Further, the jewelry industry gained market share when compared to other retail categories. Total retail sales (all goods, including food and automobiles), were barely up – +0.3 percent – in March. Specialty jewelers, which as a group generated a +4.0 percent sales gain, posted stronger sales gains than other specialty merchants, whose sales were up by only 2.7 percent. Specialty merchants include all retailers except automobile and food retailers. Frankly, it is a surprise – though a pleasant surprise – that jewelry sales were so robust in March. There is no calendar sales event (such as Valentine’s) which drives demand in March. Some would argue that when the going gets tough, the tough go shopping for feel-good products like jewelry. We think that argument is tenuous, at best.
Source: U.S. Department of Commerce
The next graph summarizes sales trends for all retail goods (green line) excluding food and automobiles versus specialty jewelers’ sales (red line). When food and auto sales are excluded, the remaining retail categories posted a sales gain of 2.7 percent in March. When food and auto sales are included, retail sales were up only 0.3 percent for the month, as previously indicated.
Source: U.S. Department of Commerce
Driven by price inflation of core commodities such as gasoline and food, consumer expenditures rose by 5.1 percent during March 2008. While this was modestly below the average for the past several months, it represented a slight increase from February. Spending on services remains more-or-less on track, with little monthly deviation. However, overall consumer expenditure growth has slowed for the past two months (black line on graph below).
Source: U.S. Department of Commerce
Outlook: We’ve Raised Our 2008 Forecast
When the economy slows, jewelry demand is elusive. When the economy grows, jewelry demand soars. That’s the simple formula for forecasting jewelry sales. Thus, logic would suggest that jewelry sales would decline modestly in 2008.
While the economy is not technically in a recession – first quarter economic growth was anemic, but still slightly positive – consumers are in a mental recession. As a result, jewelry demand is soft.
But there is something else going on that we haven’t seen in more than a decade: rampant inflation in the jewelry industry. Precious metals prices have risen steeply and those higher costs are finally finding their way though to retail prices. During March and April, retail jewelry prices in the U.S. market were up in the high single digit range.

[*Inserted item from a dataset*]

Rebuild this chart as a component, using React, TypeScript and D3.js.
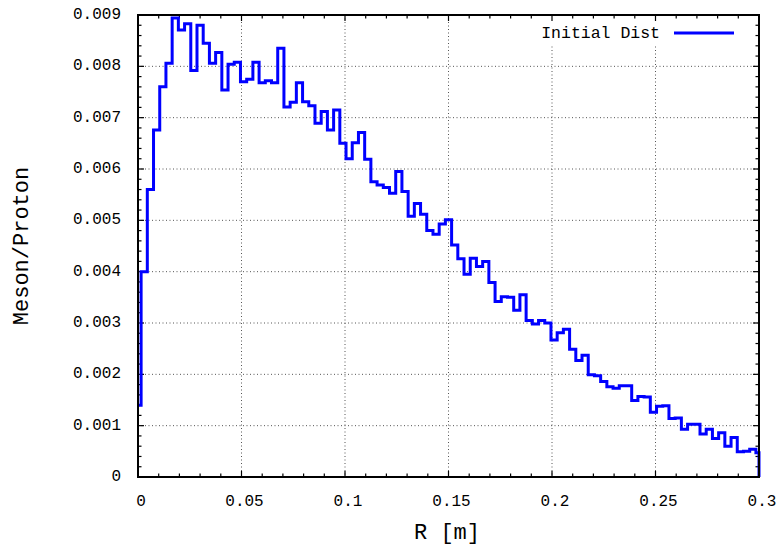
import React from "react";
import * as d3 from "d3";

// ---- data ----
const binStep = 0.003; // R spacing of the histogram points [m]
const mesonPerProton = [
  0.0014, 0.0040, 0.0056, 0.00676, 0.0076, 0.00806, 0.00894, 0.00871, 0.00883, 0.00792,
  0.0088, 0.00845, 0.00806, 0.00827, 0.00754, 0.00804, 0.00808, 0.0077, 0.00775, 0.00808,
  0.00768, 0.00772, 0.00768, 0.00835, 0.00721, 0.0073, 0.00768, 0.00731, 0.00723, 0.00689,
  0.00712, 0.00676, 0.00715, 0.0065, 0.0062, 0.00651, 0.00671, 0.00619, 0.00575, 0.00569,
  0.00564, 0.00553, 0.00595, 0.00556, 0.00508, 0.00533, 0.00512, 0.0048, 0.00473, 0.00493,
  0.00501, 0.00452, 0.00425, 0.00395, 0.00426, 0.0041, 0.0042, 0.00379, 0.00342, 0.00351,
  0.0035, 0.00325, 0.00355, 0.00305, 0.00298, 0.00305, 0.003, 0.00267, 0.00281, 0.00288,
  0.00249, 0.00227, 0.00237, 0.00199, 0.00197, 0.00186, 0.00176, 0.00173, 0.00178, 0.00178,
  0.00149, 0.00157, 0.00156, 0.00126, 0.00138, 0.00139, 0.00114, 0.00115, 0.00093, 0.00103,
  0.00103, 0.00084, 0.00093, 0.00075, 0.00086, 0.0006, 0.00077, 0.00049, 0.0005, 0.00054,
  0.00047,
];
const xTicks = [0, 0.05, 0.1, 0.15, 0.2, 0.25, 0.3];
const xTickLabels = ["0", "0.05", "0.1", "0.15", "0.2", "0.25", "0.3"];
const yTicks = [0, 0.001, 0.002, 0.003, 0.004, 0.005, 0.006, 0.007, 0.008, 0.009];
const yTickLabels = ["0", "0.001", "0.002", "0.003", "0.004", "0.005", "0.006", "0.007", "0.008", "0.009"];
const seriesName = "Initial Dist";
const xTitle = "R [m]";
const yTitle = "Meson/Proton";

const W = 784;
const H = 548;
const L = 138, Rr = 759, T = 15, B = 477;
const FONT = "'Liberation Mono', 'DejaVu Sans Mono', monospace";

export default function App() {
  const x = d3.scaleLinear().domain([0, 0.3]).range([L, Rr]);
  const y = d3.scaleLinear().domain([0, 0.009]).range([B, T]);

  const pts: [number, number][] = mesonPerProton.map((v, i) => [i * binStep, v]);
  const last = pts[pts.length - 1][0];
  pts.push([last, 0]);
  const line = d3
    .line<[number, number]>()
    .x((d) => x(d[0]))
    .y((d) => y(d[1]))
    .curve(d3.curveStep);

  const xMinor = d3.range(0, 31).map((k) => k * 0.01);
  const yMinor = d3.range(0, 46).map((k) => k * 0.0002);
  const majLen = 6, minLen = 3.5;

  return (
    <svg width={W} height={H} style={{ position: "absolute", left: 0, top: 0, background: "#fff" }}>
      <rect x={0} y={0} width={W} height={H} fill="#fff" />
      {/* grid */}
      <g stroke="#555" strokeWidth={1} strokeDasharray="1 2.5">
        {xTicks.slice(1, -1).map((t) => (
          <line key={"gx" + t} x1={x(t)} x2={x(t)} y1={T} y2={B} />
        ))}
        {yTicks.slice(1, -1).map((t) => (
          <line key={"gy" + t} x1={L} x2={Rr} y1={y(t)} y2={y(t)} />
        ))}
      </g>
      {/* key background */}
      <rect x={533} y={18} width={212} height={28} fill="#fff" />
      {/* ticks */}
      <g stroke="#000" strokeWidth={1.2}>
        {xMinor.map((t, i) => {
          const len = i % 5 === 0 ? majLen : minLen;
          return (
            <g key={"xt" + i}>
              <line x1={x(t)} x2={x(t)} y1={B} y2={B - len} />
              <line x1={x(t)} x2={x(t)} y1={T} y2={T + len} />
            </g>
          );
        })}
        {yMinor.map((t, i) => {
          const len = i % 5 === 0 ? majLen : minLen;
          return (
            <g key={"yt" + i}>
              <line x1={L} x2={L + len} y1={y(t)} y2={y(t)} />
              <line x1={Rr} x2={Rr - len} y1={y(t)} y2={y(t)} />
            </g>
          );
        })}
      </g>
      {/* data */}
      <path d={line(pts) || ""} fill="none" stroke="#0000ff" strokeWidth={3} strokeLinejoin="miter" />
      {/* frame */}
      <rect x={L} y={T} width={Rr - L} height={B - T} fill="none" stroke="#000" strokeWidth={2} />
      {/* tick labels */}
      <g fontFamily={FONT} fontSize={16} fill="#000">
        {xTicks.map((t, i) => (
          <text key={"xl" + i} x={x(t) + 3} y={502} textAnchor="middle" dominantBaseline="central">
            {xTickLabels[i]}
          </text>
        ))}
        {yTicks.map((t, i) => (
          <text key={"yl" + i} x={121} y={y(t)} textAnchor="end" dominantBaseline="central">
            {yTickLabels[i]}
          </text>
        ))}
      </g>
      {/* titles */}
      <text x={447} y={533} fontFamily={FONT} fontSize={22} textAnchor="middle" dominantBaseline="central">
        {xTitle}
      </text>
      <text
        transform={`translate(22,246) rotate(-90)`}
        fontFamily={FONT}
        fontSize={22}
        textAnchor="middle"
        dominantBaseline="central"
      >
        {yTitle}
      </text>
      {/* legend */}
      <text x={660} y={33} fontFamily={FONT} fontSize={16.5} textAnchor="end" dominantBaseline="central">
        {seriesName}
      </text>
      <line x1={674} x2={734} y1={33} y2={33} stroke="#0000ff" strokeWidth={3} />
    </svg>
  );
}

As a result of inflationary pressures, we have revised our jewelry sales forecast for the U.S. to +3 percent for 2008 from our previous 1.5-2.0 percent. It is likely that specialty jewelers will report sales in excess of this gain, while multi-line retailers who sell jewelry will likely experience smaller gains. There is one important note: all jewelers are expected to sell fewer pieces of jewelry (if inflation remains in the 8-9 percent range, it means that unit sales of jewelry will be down 5 percent or so); further, we are assuming that the average ticket doesn’t move much.